## START MATERIAL PROVIDED

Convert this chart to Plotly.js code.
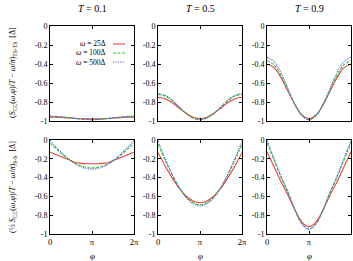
<!DOCTYPE html>
<html>
<head>
<meta charset="utf-8">
<script src="https://cdn.plot.ly/plotly-3.0.1.min.js"></script>
<style>
  html, body { margin: 0; padding: 0; background: #fff; }
  #chart { width: 353px; height: 261px; }
</style>
</head>
<body>
<div id="chart"></div>
<script>
// phase phi in units of pi
const phiOverPi = [0, 0.1667, 0.3333, 0.5, 0.6667, 0.8333, 1, 1.1667, 1.3333, 1.5, 1.6667, 1.8333, 2];

const temperatures = ['0.1', '0.5', '0.9'];
const seriesNames = ['ω = 25Δ', 'ω = 100Δ', 'ω = 500Δ'];

const xTickVals = [0, 1, 2];
const xTickText = ['0', 'π', '2π'];
const yTickVals = [0, -0.2, -0.4, -0.6, -0.8, -1];
const yTickText = ['0', '-0.2', '-0.4', '-0.6', '-0.8', '-1'];

// TS-TS channel, T = 0.1
const tsT01_w25  = [-0.960, -0.961, -0.965, -0.969, -0.974, -0.977, -0.978, -0.977, -0.974, -0.969, -0.965, -0.961, -0.960];
const tsT01_w100 = [-0.952, -0.954, -0.960, -0.969, -0.977, -0.983, -0.985, -0.983, -0.977, -0.969, -0.960, -0.954, -0.952];
const tsT01_w500 = [-0.948, -0.951, -0.958, -0.967, -0.977, -0.983, -0.986, -0.983, -0.977, -0.967, -0.958, -0.951, -0.948];
// TS-TS channel, T = 0.5
const tsT05_w25  = [-0.750, -0.765, -0.806, -0.863, -0.919, -0.960, -0.975, -0.960, -0.919, -0.863, -0.806, -0.765, -0.750];
const tsT05_w100 = [-0.720, -0.738, -0.786, -0.853, -0.919, -0.967, -0.985, -0.967, -0.919, -0.853, -0.786, -0.738, -0.720];
const tsT05_w500 = [-0.710, -0.729, -0.779, -0.849, -0.918, -0.968, -0.987, -0.968, -0.918, -0.849, -0.779, -0.729, -0.710];
// TS-TS channel, T = 0.9
const tsT09_w25  = [-0.400, -0.439, -0.544, -0.688, -0.831, -0.936, -0.975, -0.936, -0.831, -0.688, -0.544, -0.439, -0.400];
const tsT09_w100 = [-0.365, -0.407, -0.520, -0.675, -0.830, -0.943, -0.985, -0.943, -0.830, -0.675, -0.520, -0.407, -0.365];
const tsT09_w500 = [-0.330, -0.374, -0.494, -0.659, -0.823, -0.943, -0.987, -0.943, -0.823, -0.659, -0.494, -0.374, -0.330];

// S-S channel, T = 0.1
const ssT01_w25  = [-0.130, -0.160, -0.190, -0.220, -0.245, -0.252, -0.252, -0.252, -0.245, -0.220, -0.190, -0.160, -0.130];
const ssT01_w100 = [-0.035, -0.103, -0.166, -0.221, -0.263, -0.288, -0.297, -0.288, -0.263, -0.221, -0.166, -0.103, -0.035];
const ssT01_w500 = [-0.005, -0.084, -0.158, -0.222, -0.270, -0.300, -0.310, -0.300, -0.270, -0.222, -0.158, -0.084, -0.005];
// S-S channel, T = 0.5
const ssT05_w25  = [-0.135, -0.273, -0.400, -0.511, -0.596, -0.648, -0.665, -0.648, -0.596, -0.511, -0.400, -0.273, -0.135];
const ssT05_w100 = [-0.045, -0.212, -0.367, -0.502, -0.604, -0.667, -0.688, -0.667, -0.604, -0.502, -0.367, -0.212, -0.045];
const ssT05_w500 = [-0.015, -0.192, -0.358, -0.501, -0.611, -0.677, -0.700, -0.677, -0.611, -0.501, -0.358, -0.192, -0.015];
// S-S channel, T = 0.9
const ssT09_w25  = [-0.125, -0.284, -0.444, -0.587, -0.747, -0.874, -0.922, -0.874, -0.747, -0.587, -0.444, -0.284, -0.125];
const ssT09_w100 = [-0.030, -0.213, -0.397, -0.562, -0.745, -0.892, -0.947, -0.892, -0.745, -0.562, -0.397, -0.213, -0.030];
const ssT09_w500 = [-0.005, -0.194, -0.383, -0.553, -0.742, -0.893, -0.950, -0.893, -0.742, -0.553, -0.383, -0.194, -0.005];

const panels = [
  [tsT01_w25, tsT01_w100, tsT01_w500],
  [tsT05_w25, tsT05_w100, tsT05_w500],
  [tsT09_w25, tsT09_w100, tsT09_w500],
  [ssT01_w25, ssT01_w100, ssT01_w500],
  [ssT05_w25, ssT05_w100, ssT05_w500],
  [ssT09_w25, ssT09_w100, ssT09_w500]
];

const W = 353, H = 261;
const lineStyles = [
  { color: '#e8403a', dash: 'solid', width: 1.1 },
  { color: '#30c030', dash: '3px,1.5px', width: 1.1 },
  { color: '#5060e0', dash: '1.2px,1.2px', width: 1.1 }
];

// panel frames in pixels
const colPx = [[50, 134], [158, 242], [267, 351]];
const rowPx = [[26, 121], [140, 234]];
const FONT = "'Liberation Serif', 'Times New Roman', serif";

const traces = [];
const layout = {
  width: W, height: H,
  margin: { l: 0, r: 0, t: 0, b: 0 },
  paper_bgcolor: '#fff', plot_bgcolor: '#fff',
  showlegend: false,
  font: { family: FONT, size: 8, color: '#000' },
  annotations: [],
  shapes: []
};

panels.forEach((series, i) => {
  const r = Math.floor(i / 3), c = i % 3;
  const n = i + 1;
  const sfx = n === 1 ? '' : String(n);
  series.forEach((vals, s) => {
    traces.push({
      x: phiOverPi, y: vals, xaxis: 'x' + sfx, yaxis: 'y' + sfx,
      type: 'scatter', mode: 'lines', name: seriesNames[s],
      line: Object.assign({ shape: 'spline', smoothing: 1 }, lineStyles[s]),
      hoverinfo: 'skip'
    });
  });
  layout['xaxis' + sfx] = {
    domain: [colPx[c][0] / W, colPx[c][1] / W],
    anchor: 'y' + sfx,
    range: [0, 2], tickvals: xTickVals, ticktext: xTickText,
    showticklabels: r === 1,
    ticks: 'inside', ticklen: 3, tickcolor: '#000', tickwidth: 1,
    showline: true, linecolor: '#000', linewidth: 1, mirror: 'allticks',
    showgrid: false, zeroline: false, fixedrange: true,
    tickfont: { family: FONT, size: 8.5, color: '#000' }
  };
  layout['yaxis' + sfx] = {
    domain: [1 - rowPx[r][1] / H, 1 - rowPx[r][0] / H],
    anchor: 'x' + sfx,
    range: [-1, 0], tickvals: yTickVals, ticktext: yTickText,
    ticks: 'inside', ticklen: 3, tickcolor: '#000', tickwidth: 1,
    showline: true, linecolor: '#000', linewidth: 1, mirror: 'allticks',
    showgrid: false, zeroline: false, fixedrange: true,
    tickfont: { family: FONT, size: 8, color: '#000' }
  };
});

// column titles and phase labels
temperatures.forEach((t, c) => {
  const cx = (colPx[c][0] + colPx[c][1]) / 2 / W;
  layout.annotations.push({
    xref: 'paper', yref: 'paper', x: cx, y: 1 - 8 / H,
    xanchor: 'center', yanchor: 'middle', showarrow: false,
    text: '<i>T</i> = ' + t, font: { family: FONT, size: 10, color: '#000' }
  });
  layout.annotations.push({
    xref: 'paper', yref: 'paper', x: cx, y: 1 - 256 / H,
    xanchor: 'center', yanchor: 'middle', showarrow: false,
    text: '<i>φ</i>', font: { family: FONT, size: 9, color: '#000' }
  });
});

// row axis titles
layout.annotations.push({
  xref: 'paper', yref: 'paper', x: 13 / W, y: 1 - 73 / H,
  xanchor: 'center', yanchor: 'middle', showarrow: false, textangle: -90,
  text: '(<i>S</i><sub>CC</sub>(<i>ω</i>,<i>φ</i>)/<i>T</i> − <i>ω</i>/<i>π</i>)<sub>TS-TS</sub>  [Δ]',
  font: { family: FONT, size: 8, color: '#000' }
});
layout.annotations.push({
  xref: 'paper', yref: 'paper', x: 13 / W, y: 1 - 187 / H,
  xanchor: 'center', yanchor: 'middle', showarrow: false, textangle: -90,
  text: '(½ <i>S</i><sub>CC</sub>(<i>ω</i>,<i>φ</i>)/<i>T</i> − <i>ω</i>/<i>π</i>)<sub>S-S</sub>  [Δ]',
  font: { family: FONT, size: 8, color: '#000' }
});

// key inside the first panel: label on the left, line sample on the right
const keyRowsPx = [44, 53, 62];
seriesNames.forEach((name, s) => {
  const yPaper = 1 - keyRowsPx[s] / H;
  layout.annotations.push({
    xref: 'paper', yref: 'paper', x: 108 / W, y: yPaper,
    xanchor: 'right', yanchor: 'middle', showarrow: false,
    text: name.replace('ω', '<i>ω</i>'),
    font: { family: FONT, size: 7.5, color: '#000' }
  });
  layout.shapes.push({
    type: 'line', xref: 'paper', yref: 'paper',
    x0: 113 / W, x1: 125 / W, y0: yPaper, y1: yPaper,
    line: { color: lineStyles[s].color, width: lineStyles[s].width, dash: lineStyles[s].dash }
  });
});

Plotly.newPlot('chart', traces, layout, { displayModeBar: false, staticPlot: true });
</script>
</body>
</html>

## END MATERIAL PROVIDED

Repeat the lines of the listing above verbatim, beginning at its first line and ending at the line containing "const seriesNames = ['ω", which is included. Omit pictures.

Convert this chart to Plotly.js code.
<!DOCTYPE html>
<html>
<head>
<meta charset="utf-8">
<script src="https://cdn.plot.ly/plotly-3.0.1.min.js"></script>
<style>
  html, body { margin: 0; padding: 0; background: #fff; }
  #chart { width: 353px; height: 261px; }
</style>
</head>
<body>
<div id="chart"></div>
<script>
// phase phi in units of pi
const phiOverPi = [0, 0.1667, 0.3333, 0.5, 0.6667, 0.8333, 1, 1.1667, 1.3333, 1.5, 1.6667, 1.8333, 2];

const temperatures = ['0.1', '0.5', '0.9'];
const seriesNames = ['ω = 25Δ', 'ω = 100Δ', 'ω = 500Δ'];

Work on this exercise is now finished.